Word for word, transcribe the lines below and drop the pictures.

----

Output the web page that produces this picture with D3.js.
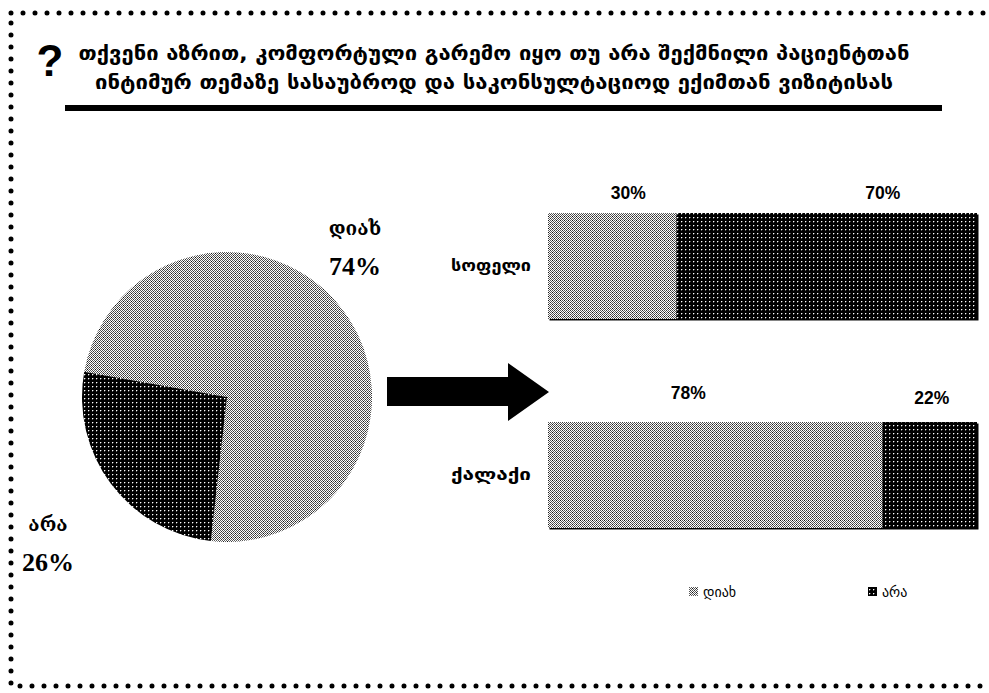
<!DOCTYPE html>
<html>
<head>
<meta charset="utf-8">
<script src="https://cdn.jsdelivr.net/npm/d3@7"></script>
<style>
  html, body { margin: 0; padding: 0; background: #fff; }
  svg { display: block; }
</style>
</head>
<body>
<svg id="chart" width="989" height="693"></svg>
<script>
// ---- data ----
const titleLines = [
  "თქვენი აზრით, კომფორტული გარემო იყო თუ არა შექმნილი პაციენტთან",
  "ინტიმურ თემაზე სასაუბროდ და საკონსულტაციოდ ექიმთან ვიზიტისას"
];
const pieLabels = ["დიახ", "არა"];
const pieValues = [74, 26];
const categories = ["სოფელი", "ქალაქი"];
const seriesNames = ["დიახ", "არა"];
const yesValues = [30, 78];
const noValues = [70, 22];

// ---- layout ----
const svg = d3.select("#chart");
const defs = svg.append("defs");

// light pattern
const pl = defs.append("pattern").attr("id", "pLight").attr("patternUnits", "userSpaceOnUse")
  .attr("width", 4).attr("height", 4);
pl.append("rect").attr("width", 4).attr("height", 4).attr("fill", "#fff");
[[0,0,"#111"],[2,0,"#585858"],[1,1,"#585858"],[3,1,"#585858"],[0,2,"#585858"],[2,2,"#333"],[1,3,"#585858"],[3,3,"#585858"]]
  .forEach(([x,y,c]) => pl.append("rect").attr("x", x).attr("y", y).attr("width", 1).attr("height", 1).attr("fill", c));

// dark pattern
const pd = defs.append("pattern").attr("id", "pDark").attr("patternUnits", "userSpaceOnUse")
  .attr("width", 4).attr("height", 4);
pd.append("rect").attr("width", 4).attr("height", 4).attr("fill", "#000");
pd.append("rect").attr("x", 1).attr("y", 1).attr("width", 1).attr("height", 1).attr("fill", "#fff");
pd.append("rect").attr("x", 2).attr("y", 1).attr("width", 1).attr("height", 1).attr("fill", "#555");
pd.append("rect").attr("x", 1).attr("y", 2).attr("width", 1).attr("height", 1).attr("fill", "#555");

const fills = ["url(#pLight)", "url(#pDark)"];

// dotted border
svg.append("rect")
  .attr("x", 11).attr("y", 13).attr("width", 982).attr("height", 673)
  .attr("fill", "none").attr("stroke", "#000").attr("stroke-width", 5)
  .attr("stroke-linecap", "round").attr("stroke-dasharray", "0 12");

// question mark
svg.append("text").attr("x", 50).attr("y", 76).attr("text-anchor", "middle")
  .attr("font-family", "Liberation Sans, Arial, sans-serif").attr("font-weight", "bold")
  .attr("font-size", 44).text("?");

// title
const titleWidths = [831, 798];
svg.selectAll("text.title").data(titleLines).join("text")
  .attr("class", "title")
  .attr("x", 494).attr("y", (d, i) => 60 + i * 29)
  .attr("text-anchor", "middle")
  .attr("font-family", "DejaVu Sans, sans-serif").attr("font-weight", "bold")
  .attr("font-size", 19)
  .attr("textLength", (d, i) => titleWidths[i]).attr("lengthAdjust", "spacingAndGlyphs")
  .text(d => d);

svg.append("rect").attr("x", 65).attr("y", 105).attr("width", 877).attr("height", 6).attr("fill", "#000");

// ---- pie ----
const cx = 227, cy = 397, R = 145;
const pie = d3.pie().sort(null).startAngle(-80 * Math.PI / 180).endAngle(280 * Math.PI / 180);
const arc = d3.arc().innerRadius(0).outerRadius(R);
const pg = svg.append("g").attr("transform", `translate(${cx},${cy})`);
pg.selectAll("path").data(pie(pieValues)).join("path")
  .attr("d", arc).attr("fill", (d, i) => fills[i]);

// pie labels
const pieLabelPos = [[355, 235, 275], [48, 531, 571]];
pieLabels.forEach((lab, i) => {
  const [x, y1, y2] = pieLabelPos[i];
  svg.append("text").attr("x", x).attr("y", y1).attr("text-anchor", "middle")
    .attr("font-family", "DejaVu Serif, DejaVu Sans, serif").attr("font-weight", "bold")
    .attr("font-size", 19).text(lab);
  svg.append("text").attr("x", x).attr("y", y2).attr("text-anchor", "middle")
    .attr("font-family", "Liberation Serif, Times New Roman, serif").attr("font-weight", "bold")
    .attr("font-size", 26).text(pieValues[i] + "%");
});

// ---- arrow ----
svg.append("path")
  .attr("d", "M387,377 L508,377 L508,363 L549,392 L508,421 L508,406 L387,406 Z")
  .attr("fill", "#000");

// ---- bars ----
const x = d3.scaleLinear().domain([0, 100]).range([548, 977]);
const y = d3.scaleBand().domain(categories).range([213, 528]).paddingInner(0.493).paddingOuter(0);
const stackData = categories.map((c, i) => ({ cat: c, yes: yesValues[i], no: noValues[i] }));
const stack = d3.stack().keys(["yes", "no"])(stackData);

const bg = svg.append("g");
// shadow
bg.selectAll("rect.shadow").data(stackData).join("rect").attr("class", "shadow")
  .attr("x", x(0) + 1.5).attr("y", d => y(d.cat) + 1.5)
  .attr("width", x(100) - x(0)).attr("height", y.bandwidth()).attr("fill", "#000");

stack.forEach((s, si) => {
  bg.selectAll("rect.s" + si).data(s).join("rect").attr("class", "s" + si)
    .attr("x", d => x(d[0])).attr("y", d => y(d.data.cat))
    .attr("width", d => x(d[1]) - x(d[0])).attr("height", y.bandwidth())
    .attr("fill", fills[si]);
});

// value labels
const labelNudge = [[16, -27], [56, 2]];
const labelDy = [[-14, -23], [-14, -18]];
stack.forEach((s, si) => {
  s.forEach((d, ci) => {
    svg.append("text")
      .attr("x", x((d[0] + d[1]) / 2) + labelNudge[si][ci])
      .attr("y", y(d.data.cat) + labelDy[si][ci])
      .attr("text-anchor", "middle")
      .attr("font-family", "Liberation Sans, Arial, sans-serif").attr("font-weight", "bold")
      .attr("font-size", 17.5).text((d[1] - d[0]) + "%");
  });
});

// category labels
const catWidths = [80, 80];
svg.selectAll("text.cat").data(categories).join("text").attr("class", "cat")
  .attr("x", 531).attr("y", d => y(d) + y.bandwidth() / 2 + 5)
  .attr("text-anchor", "end")
  .attr("font-family", "DejaVu Sans, sans-serif").attr("font-weight", "bold")
  .attr("font-size", 16)
  .attr("textLength", (d, i) => catWidths[i]).attr("lengthAdjust", "spacingAndGlyphs")
  .text(d => d);

// legend
const legX = [689, 868];
seriesNames.forEach((n, i) => {
  svg.append("rect").attr("x", legX[i]).attr("y", 587).attr("width", 9).attr("height", 9)
    .attr("fill", fills[i]);
  svg.append("text").attr("x", legX[i] + 14).attr("y", 597)
    .attr("font-family", "DejaVu Sans, sans-serif").attr("font-size", 14).text(n);
});
</script>
</body>
</html>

----

▶ Expected output:
Output the web page that produces this picture with D3.js.
<!DOCTYPE html>
<html>
<head>
<meta charset="utf-8">
<script src="https://cdn.jsdelivr.net/npm/d3@7"></script>
<style>
  html, body { margin: 0; padding: 0; background: #fff; }
  svg { display: block; }
</style>
</head>
<body>
<svg id="chart" width="989" height="693"></svg>
<script>
// ---- data ----
const titleLines = [
  "თქვენი აზრით, კომფორტული გარემო იყო თუ არა შექმნილი პაციენტთან",
  "ინტიმურ თემაზე სასაუბროდ და საკონსულტაციოდ ექიმთან ვიზიტისას"
];
const pieLabels = ["დიახ", "არა"];
const pieValues = [74, 26];
const categories = ["სოფელი", "ქალაქი"];
const seriesNames = ["დიახ", "არა"];
const yesValues = [30, 78];
const noValues = [70, 22];

// ---- layout ----
const svg = d3.select("#chart");
const defs = svg.append("defs");

// light pattern
const pl = defs.append("pattern").attr("id", "pLight").attr("patternUnits", "userSpaceOnUse")
  .attr("width", 4).attr("height", 4);
pl.append("rect").attr("width", 4).attr("height", 4).attr("fill", "#fff");
[[0,0,"#111"],[2,0,"#585858"],[1,1,"#585858"],[3,1,"#585858"],[0,2,"#585858"],[2,2,"#333"],[1,3,"#585858"],[3,3,"#585858"]]
  .forEach(([x,y,c]) => pl.append("rect").attr("x", x).attr("y", y).attr("width", 1).attr("height", 1).attr("fill", c));

// dark pattern
const pd = defs.append("pattern").attr("id", "pDark").attr("patternUnits", "userSpaceOnUse")
  .attr("width", 4).attr("height", 4);
pd.append("rect").attr("width", 4).attr("height", 4).attr("fill", "#000");
pd.append("rect").attr("x", 1).attr("y", 1).attr("width", 1).attr("height", 1).attr("fill", "#fff");
pd.append("rect").attr("x", 2).attr("y", 1).attr("width", 1).attr("height", 1).attr("fill", "#555");
pd.append("rect").attr("x", 1).attr("y", 2).attr("width", 1).attr("height", 1).attr("fill", "#555");

const fills = ["url(#pLight)", "url(#pDark)"];

// dotted border
svg.append("rect")
  .attr("x", 11).attr("y", 13).attr("width", 982).attr("height", 673)
  .attr("fill", "none").attr("stroke", "#000").attr("stroke-width", 5)
  .attr("stroke-linecap", "round").attr("stroke-dasharray", "0 12");

// question mark
svg.append("text").attr("x", 50).attr("y", 76).attr("text-anchor", "middle")
  .attr("font-family", "Liberation Sans, Arial, sans-serif").attr("font-weight", "bold")
  .attr("font-size", 44).text("?");

// title
const titleWidths = [831, 798];
svg.selectAll("text.title").data(titleLines).join("text")
  .attr("class", "title")
  .attr("x", 494).attr("y", (d, i) => 60 + i * 29)
  .attr("text-anchor", "middle")
  .attr("font-family", "DejaVu Sans, sans-serif").attr("font-weight", "bold")
  .attr("font-size", 19)
  .attr("textLength", (d, i) => titleWidths[i]).attr("lengthAdjust", "spacingAndGlyphs")
  .text(d => d);

svg.append("rect").attr("x", 65).attr("y", 105).attr("width", 877).attr("height", 6).attr("fill", "#000");

// ---- pie ----
const cx = 227, cy = 397, R = 145;
const pie = d3.pie().sort(null).startAngle(-80 * Math.PI / 180).endAngle(280 * Math.PI / 180);
const arc = d3.arc().innerRadius(0).outerRadius(R);
const pg = svg.append("g").attr("transform", `translate(${cx},${cy})`);
pg.selectAll("path").data(pie(pieValues)).join("path")
  .attr("d", arc).attr("fill", (d, i) => fills[i]);

// pie labels
const pieLabelPos = [[355, 235, 275], [48, 531, 571]];
pieLabels.forEach((lab, i) => {
  const [x, y1, y2] = pieLabelPos[i];
  svg.append("text").attr("x", x).attr("y", y1).attr("text-anchor", "middle")
    .attr("font-family", "DejaVu Serif, DejaVu Sans, serif").attr("font-weight", "bold")
    .attr("font-size", 19).text(lab);
  svg.append("text").attr("x", x).attr("y", y2).attr("text-anchor", "middle")
    .attr("font-family", "Liberation Serif, Times New Roman, serif").attr("font-weight", "bold")
    .attr("font-size", 26).text(pieValues[i] + "%");
});

// ---- arrow ----
svg.append("path")
  .attr("d", "M387,377 L508,377 L508,363 L549,392 L508,421 L508,406 L387,406 Z")
  .attr("fill", "#000");

// ---- bars ----
const x = d3.scaleLinear().domain([0, 100]).range([548, 977]);
const y = d3.scaleBand().domain(categories).range([213, 528]).paddingInner(0.493).paddingOuter(0);
const stackData = categories.map((c, i) => ({ cat: c, yes: yesValues[i], no: noValues[i] }));
const stack = d3.stack().keys(["yes", "no"])(stackData);

const bg = svg.append("g");
// shadow
bg.selectAll("rect.shadow").data(stackData).join("rect").attr("class", "shadow")
  .attr("x", x(0) + 1.5).attr("y", d => y(d.cat) + 1.5)
  .attr("width", x(100) - x(0)).attr("height", y.bandwidth()).attr("fill", "#000");

stack.forEach((s, si) => {
  bg.selectAll("rect.s" + si).data(s).join("rect").attr("class", "s" + si)
    .attr("x", d => x(d[0])).attr("y", d => y(d.data.cat))
    .attr("width", d => x(d[1]) - x(d[0])).attr("height", y.bandwidth())
    .attr("fill", fills[si]);
});

// value labels
const labelNudge = [[16, -27], [56, 2]];
const labelDy = [[-14, -23], [-14, -18]];
stack.forEach((s, si) => {
  s.forEach((d, ci) => {
    svg.append("text")
      .attr("x", x((d[0] + d[1]) / 2) + labelNudge[si][ci])
      .attr("y", y(d.data.cat) + labelDy[si][ci])
      .attr("text-anchor", "middle")
      .attr("font-family", "Liberation Sans, Arial, sans-serif").attr("font-weight", "bold")
      .attr("font-size", 17.5).text((d[1] - d[0]) + "%");
  });
});

// category labels
const catWidths = [80, 80];
svg.selectAll("text.cat").data(categories).join("text").attr("class", "cat")
  .attr("x", 531).attr("y", d => y(d) + y.bandwidth() / 2 + 5)
  .attr("text-anchor", "end")
  .attr("font-family", "DejaVu Sans, sans-serif").attr("font-weight", "bold")
  .attr("font-size", 16)
  .attr("textLength", (d, i) => catWidths[i]).attr("lengthAdjust", "spacingAndGlyphs")
  .text(d => d);

// legend
const legX = [689, 868];
seriesNames.forEach((n, i) => {
  svg.append("rect").attr("x", legX[i]).attr("y", 587).attr("width", 9).attr("height", 9)
    .attr("fill", fills[i]);
  svg.append("text").attr("x", legX[i] + 14).attr("y", 597)
    .attr("font-family", "DejaVu Sans, sans-serif").attr("font-size", 14).text(n);
});
</script>
</body>
</html>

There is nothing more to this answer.